City data shows number in Absent Teacher Reserve remains steady

The city’s pool of excessed teachers is about the same size as it was this time last year, according to data released by the education department Friday.

The latest numbers show that 1,083 teachers were collecting salaries and benefits without holding full-time positions in schools last month, compared to 1,102 in January 2015. Mayor Bill de Blasio and the city teachers union have pledged to reduce the size of the pool, which swelled under former Mayor Michael Bloomberg and costs the city millions of dollars each year.

Teachers can be placed into the Absent Teacher Reserve after their job is eliminated at a school or for disciplinary reasons.

The reserve shrunk during de Blasio’s first year in office, and he has said he wants the pool to grow smaller by removing poor teachers from the school system and by helping qualified teachers find jobs. The new union contract included provisions aimed at making it easier for teachers to interview at schools and a buyout offer that 115 teachers and school staff took.

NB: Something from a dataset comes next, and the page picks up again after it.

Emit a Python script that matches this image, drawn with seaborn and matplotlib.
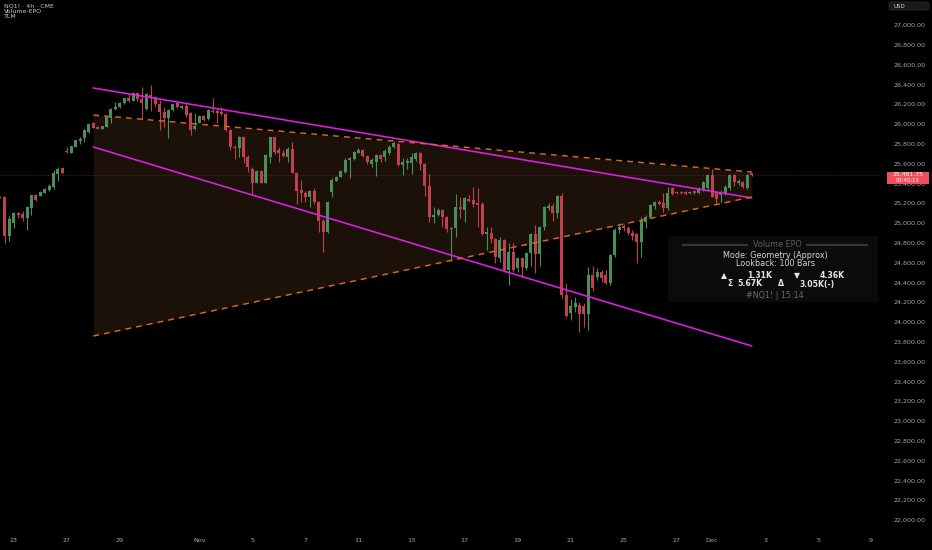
import matplotlib
matplotlib.use("Agg")
import matplotlib.pyplot as plt
import numpy as np
import pandas as pd
import seaborn as sns
from matplotlib.patches import FancyBboxPatch, Rectangle


# NQ1! 4h candles (oldest first)
open_ = [
    25266, 25259, 24868, 25003, 25097, 25090, 25050, 25151, 25282, 25276,
    25306, 25333, 25367, 25495, 25552, 25725, 25710, 25771, 25831, 25855,
    25915, 26006, 25973, 25952, 25973, 26064, 26148, 26168, 26208, 26262,
    26235, 26316, 26255, 26148, 26296, 26269, 26202, 26124, 26060, 26141,
    26208, 26158, 26181, 26107, 25946, 26013, 26080, 26047, 26134, 26134,
    26124, 26101, 25939, 25771, 25754, 25872, 25663, 25545, 25407, 25528,
    25407, 25670, 25865, 25737, 25710, 25670, 25747, 25508, 25333, 25306,
    25266, 25326, 25215, 25020, 24912, 25316, 25427, 25468, 25518, 25636,
    25643, 25710, 25737, 25676, 25596, 25620, 25687, 25664, 25711, 25765,
    25799, 25586, 25603, 25610, 25644, 25711, 25597, 25374, 25058, 25081,
    25132, 25058, 24937, 24947, 25166, 25132, 25243, 25233, 25199, 25193,
    24890, 24903, 24836, 24644, 24829, 24526, 24708, 24543, 24644, 24543,
    24694, 24890, 24688, 24957, 25149, 25172, 25105, 25273, 24273, 24094,
    24155, 24171, 24161, 24081, 24474, 24458, 24508, 24474, 24390, 24676,
    24929, 24969, 24946, 24902, 24885, 24811, 25013, 25057, 25171, 25215,
    25198, 25148, 25350, 25316, 25316, 25316, 25299, 25326, 25299, 25340,
    25350, 25484, 25316, 25283, 25299, 25350, 25484, 25400, 25417, 25350,
    25501,
]
high = [
    25275, 25266, 25071, 25111, 25111, 25124, 25171, 25286, 25293, 25320,
    25350, 25390, 25535, 25562, 25560, 25764, 25780, 25840, 25865, 25946,
    26013, 26020, 25976, 25980, 26080, 26158, 26225, 26222, 26265, 26303,
    26323, 26323, 26377, 26310, 26393, 26282, 26242, 26175, 26148, 26208,
    26215, 26190, 26202, 26124, 26114, 26087, 26090, 26148, 26259, 26148,
    26175, 26107, 25946, 25787, 25878, 25878, 25686, 25562, 25535, 25535,
    25697, 25872, 25872, 25771, 25737, 25771, 25818, 25518, 25434, 25326,
    25333, 25350, 25225, 25037, 25225, 25451, 25475, 25535, 25653, 25670,
    25725, 25754, 25744, 25686, 25653, 25698, 25698, 25745, 25788, 25832,
    25812, 25654, 25654, 25711, 25721, 25721, 25610, 25496, 25159, 25149,
    25139, 25071, 24957, 25294, 25267, 25267, 25283, 25361, 25351, 25216,
    24957, 24957, 24846, 24863, 24836, 24802, 24795, 24661, 24661, 24711,
    24896, 24980, 24970, 25172, 25206, 25199, 25283, 25307, 24390, 24229,
    24256, 24205, 24188, 24559, 24565, 24542, 24525, 24525, 24687, 24946,
    24979, 24990, 24969, 24929, 24902, 25064, 25080, 25192, 25225, 25232,
    25299, 25367, 25360, 25322, 25320, 25320, 25320, 25330, 25360, 25427,
    25495, 25542, 25326, 25333, 25383, 25495, 25495, 25441, 25427, 25495,
    25510,
]
low = [
    25255, 24801, 24821, 24946, 25047, 25023, 24929, 25080, 25225, 25270,
    25300, 25326, 25340, 25427, 25495, 25703, 25705, 25765, 25794, 25821,
    25912, 25956, 25946, 25948, 25966, 26006, 26141, 26160, 26200, 26225,
    26228, 26235, 26047, 26140, 26134, 26175, 25939, 25966, 25855, 26135,
    26160, 26150, 26074, 25888, 25939, 26006, 26035, 26040, 26114, 26013,
    26090, 25932, 25737, 25643, 25663, 25602, 25518, 25282, 25400, 25400,
    25400, 25609, 25697, 25619, 25663, 25619, 25501, 25191, 25215, 25215,
    25158, 25191, 24912, 24710, 24895, 25266, 25420, 25460, 25501, 25451,
    25636, 25703, 25670, 25596, 25562, 25475, 25620, 25630, 25687, 25755,
    25576, 25485, 25543, 25496, 25630, 25536, 25273, 25014, 24997, 25071,
    24964, 24913, 24620, 24863, 25048, 25014, 25216, 25166, 24957, 24879,
    24728, 24795, 24600, 24610, 24509, 24374, 24509, 24509, 24442, 24526,
    24566, 24499, 24566, 24930, 25132, 25024, 25048, 24240, 24054, 24020,
    24104, 23902, 23953, 23919, 24316, 24424, 24407, 24384, 24373, 24660,
    24902, 24922, 24878, 24828, 24599, 24660, 24946, 25047, 25138, 25181,
    25114, 25131, 25286, 25293, 25295, 25288, 25295, 25295, 25293, 25326,
    25333, 25259, 25198, 25215, 25283, 25333, 25373, 25383, 25350, 25340,
    25478,
]
close = [
    25259, 24868, 25037, 25097, 25080, 25050, 25158, 25279, 25232, 25313,
    25343, 25377, 25501, 25545, 25501, 25715, 25777, 25835, 25851, 25939,
    25999, 25963, 25952, 25976, 26067, 26148, 26175, 26215, 26259, 26229,
    26316, 26249, 26215, 26303, 26269, 26202, 26121, 26060, 26141, 26202,
    26168, 26185, 26087, 25939, 25979, 26080, 26040, 26141, 26121, 26107,
    26101, 25939, 25771, 25754, 25872, 25663, 25569, 25407, 25528, 25407,
    25686, 25865, 25720, 25710, 25676, 25744, 25508, 25326, 25306, 25259,
    25326, 25215, 25020, 24912, 25215, 25434, 25468, 25528, 25636, 25653,
    25720, 25737, 25676, 25619, 25636, 25687, 25644, 25731, 25772, 25805,
    25586, 25620, 25630, 25664, 25711, 25597, 25374, 25058, 25081, 25132,
    25058, 24937, 24947, 25166, 25139, 25250, 25226, 25193, 25182, 24890,
    24913, 24836, 24654, 24829, 24526, 24711, 24526, 24644, 24553, 24701,
    24890, 24688, 24957, 25166, 25172, 25105, 25273, 24273, 24061, 24161,
    24188, 24081, 24081, 24474, 24340, 24508, 24441, 24397, 24676, 24929,
    24963, 24946, 24895, 24868, 24811, 25030, 25064, 25181, 25215, 25192,
    25148, 25306, 25293, 25299, 25299, 25293, 25316, 25299, 25350, 25417,
    25484, 25266, 25239, 25316, 25367, 25484, 25417, 25427, 25367, 25484,
    25482,
]

# first bar of each day on the time axis
day_bars = [3, 15, 27, 45, 57, 69, 81, 93, 105, 117, 129, 141, 153, 161, 173, 185, 197]
day_labels = ["23", "27", "29", "Nov", "5", "7", "11", "13", "17", "19", "21",
              "25", "27", "Dec", "3", "5", "9"]

# drawn lines: start / end bar and price
line_bars = [21, 170]
upper_trend = [26364, 25253]
lower_trend = [25768, 23758]
wedge_top = [26091, 25515]
wedge_bottom = [23859, 25263]

price_ticks = list(range(22000, 27001, 200))
last_price = 25481.75
countdown = "02:45:15"

BG = "#000000"
GREEN = "#4a8f58"
RED = "#bf414d"
MAGENTA = "#e01ee6"
ORANGE = "#d8691f"
TXT = "#a3a6af"

sns.set_theme(style="dark", rc={"axes.facecolor": BG, "figure.facecolor": BG})
plt.rcParams["font.family"] = ["DejaVu Sans"]

fig = plt.figure(figsize=(9.32, 5.5), dpi=100)
ax = fig.add_axes([0, 18 / 550, 880 / 932, 532 / 550])
ax.set_facecolor(BG)

W, H = 880.0, 532.0


def px(x, y):
    # pixel inside the pane -> axes fraction
    return x / W, 1 - y / H


df = pd.DataFrame({"open": open_, "high": high, "low": low, "close": close})
df["bar"] = np.arange(len(df))
up = df["close"] >= df["open"]
colors = np.where(up, GREEN, RED)

# wedge fill between the dashed lines
ax.fill_between(line_bars, wedge_bottom, wedge_top, color="#1b1109", lw=0, zorder=0)

# candles
ax.vlines(df["bar"], df["low"], df["high"], colors=colors, lw=0.8, zorder=2)
body_low = df[["open", "close"]].min(axis=1)
body_h = np.maximum((df["close"] - df["open"]).abs(), 8)
ax.bar(df["bar"], body_h, bottom=body_low, width=0.68, color=colors, lw=0, zorder=3)

# trend lines
sns.lineplot(x=line_bars, y=upper_trend, color=MAGENTA, lw=1.15, ax=ax, zorder=4)
sns.lineplot(x=line_bars, y=lower_trend, color=MAGENTA, lw=1.15, ax=ax, zorder=4)
ax.plot(line_bars, wedge_top, color=ORANGE, lw=1.05, ls=(0, (4, 3.5)), zorder=4)
ax.plot(line_bars, wedge_bottom, color=ORANGE, lw=1.05, ls=(0, (4, 3.5)), zorder=4)

# last price line
ax.axhline(last_price, color="#6e2730", lw=0.6, ls=(0, (1, 2)), zorder=1)

ax.set_xlim(-0.11, 199.0)
ax.set_ylim(21879.3, 27252.5)
for s in ax.spines.values():
    s.set_visible(False)
ax.grid(False)

ax.set_xticks(day_bars)
ax.set_xticklabels(day_labels)
ax.set_yticks(price_ticks)
ax.set_yticklabels([f"{v:,.2f}" for v in price_ticks])
ax.yaxis.tick_right()
ax.tick_params(axis="y", length=0, pad=9.5, labelsize=4.6, labelcolor=TXT)
ax.tick_params(axis="x", length=0, pad=4.5, labelsize=4.6, labelcolor=TXT)

# last price tag on the scale
tf = ax.get_yaxis_transform()
ax.add_patch(Rectangle((1.0079, last_price - 85), 0.0477, 122, transform=tf,
                       facecolor="#ef4f5d", edgecolor="none", clip_on=False, zorder=6))
ax.text(1.0318, last_price + 8, f"{last_price:,.2f}", transform=tf, ha="center",
        va="center", fontsize=4.4, color="white", clip_on=False, zorder=7)
ax.text(1.0318, last_price - 52, countdown, transform=tf, ha="center",
        va="center", fontsize=3.9, color="white", clip_on=False, zorder=7)

# Volume EPO table
ax.add_patch(Rectangle(px(668, 302), 210 / W, 66 / H, transform=ax.transAxes,
                       facecolor="#0b0b0b", edgecolor="none", zorder=5))
for x0, x1 in [(682, 748), (806, 868)]:
    ax.plot([x0 / W, x1 / W], [1 - 244.7 / H] * 2, transform=ax.transAxes,
            color="#363636", lw=1.6, zorder=6, solid_capstyle="butt")
ax.text(*px(777, 244.5), "Volume EPO", transform=ax.transAxes, ha="center",
        va="center", fontsize=5.8, color="#5e5e5e", zorder=6)
ax.text(*px(775, 255.5), "Mode: Geometry (Approx)", transform=ax.transAxes,
        ha="center", va="center", fontsize=5.8, color="#d1d4dc", zorder=6)
ax.text(*px(775, 264), "Lookback: 100 Bars", transform=ax.transAxes,
        ha="center", va="center", fontsize=5.8, color="#d1d4dc", zorder=6)
row1 = [(724, "▲"), (760, "1.31K"), (797, "▼"), (832, "4.36K")]
row2 = [(730, "Σ"), (750, "5.67K"), (781, "Δ"), (817, "3.05K(-)")]
for x, t in row1:
    ax.text(*px(x, 275.5), t, transform=ax.transAxes, ha="center", va="center",
            fontsize=5.6, color="#e6e6e6", fontweight="bold", zorder=6)
for x, t in row2:
    ax.text(*px(x, 284), t, transform=ax.transAxes, ha="center", va="center",
            fontsize=5.6, color="#e6e6e6", fontweight="bold", zorder=6)
ax.text(*px(775, 296), "#NQ1! | 15:14", transform=ax.transAxes, ha="center",
        va="center", fontsize=5.8, color="#6a6a6a", zorder=6)

# legend lines top-left
for i, t in enumerate(["NQ1! · 4h · CME", "Volume-EPO", "TLM"]):
    fig.text(4 / 932, 1 - (5.5 + 5.7 * i) / 550, t, ha="left", va="center",
             fontsize=4.5, color="#c8c8c8")

# currency box
fig.patches.append(FancyBboxPatch((889 / 932, 1 - 10 / 550), 40 / 932, 8 / 550,
                                  boxstyle="round,pad=0,rounding_size=0.003",
                                  transform=fig.transFigure, facecolor="#1a1a1a",
                                  edgecolor="#2e2e2e", lw=0.5))
fig.text(893 / 932, 1 - 6 / 550, "USD", ha="left", va="center", fontsize=4,
         color="#d0d0d0")

fig.savefig("out.png", dpi=100, facecolor=BG)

The pool typically shrinks over the course of the school year as teachers find jobs, and the new data shows that the city succeeded in placing about 500 teachers in full-time positions in both fall 2014 and fall 2015. But officials have been less successful at reducing the overall size of the pool.

Still, the education department claimed the numbers as a victory Friday. Officials pointed out that the pool did not increase in size, as it did for years under the Bloomberg administration, and linked the two-year decline to changes in the teacher contract.

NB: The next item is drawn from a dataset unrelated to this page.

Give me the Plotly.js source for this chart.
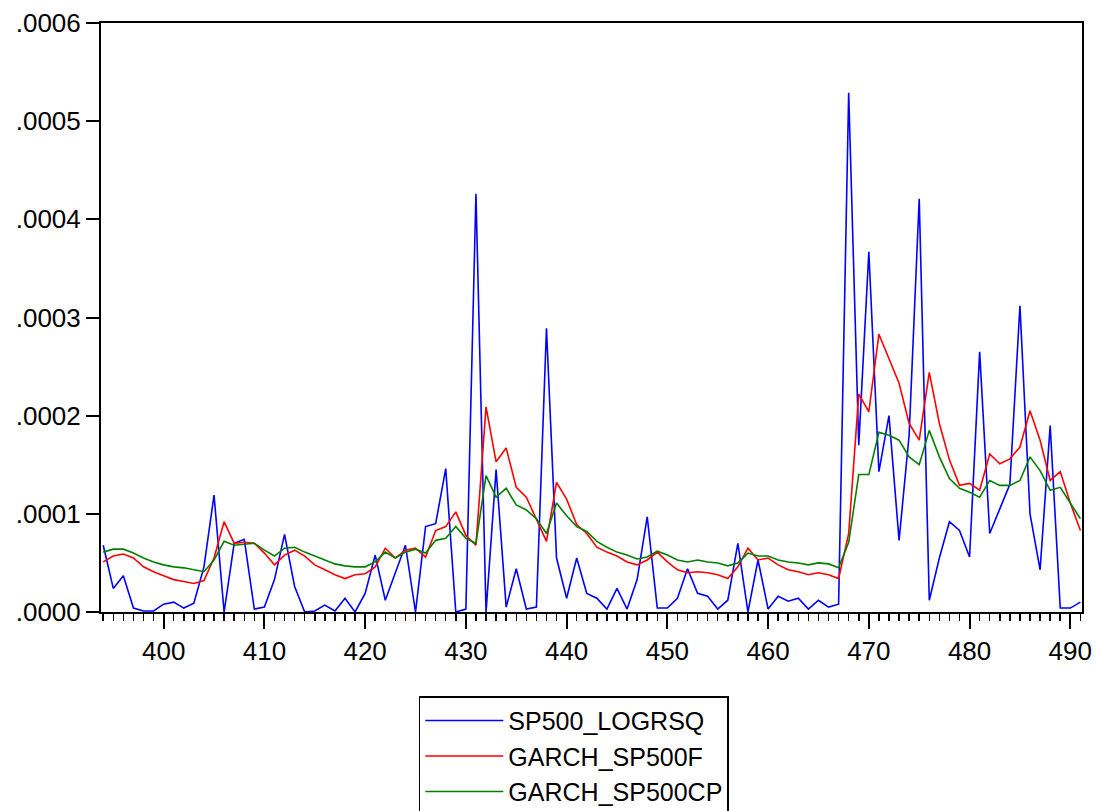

“In past years the number of teachers in the ATR pool tended to go up year over year,” said education department spokeswoman Devora Kaye. “We are glad the overall trend is down and we have been able to maintain that decline this year.”

It remains unclear whether the decline is actually due to the new provisions in the contract. Since January 2014, education department officials said 450 teachers have exited the system. However, they did not provide a breakdown of why those teachers left or how many retired.

Of the 289 teachers that left the school system between April 2014 and February 2015, nearly 200 took buyouts or retired, according to a Chalkbeat analysis last March.

Another reason the pool has stabilized is the de Blasio administration’s aversion to closing schools. Under Bloomberg, the city aggressively closed poor-performing schools, sending excessed teachers who did not immediately find jobs elsewhere into the pool. But de Blasio has announced the city will shutter only three schools this year.

For their part, teachers union officials said they hope the city continues helping excessed teachers find jobs within the city school system.

“It is in everyone’s interest to find permanent positions for all the teachers who want it,” a UFT spokeswoman said.

The numbers released Friday only described classroom teachers and did not include other school workers such as guidance counselors or social workers.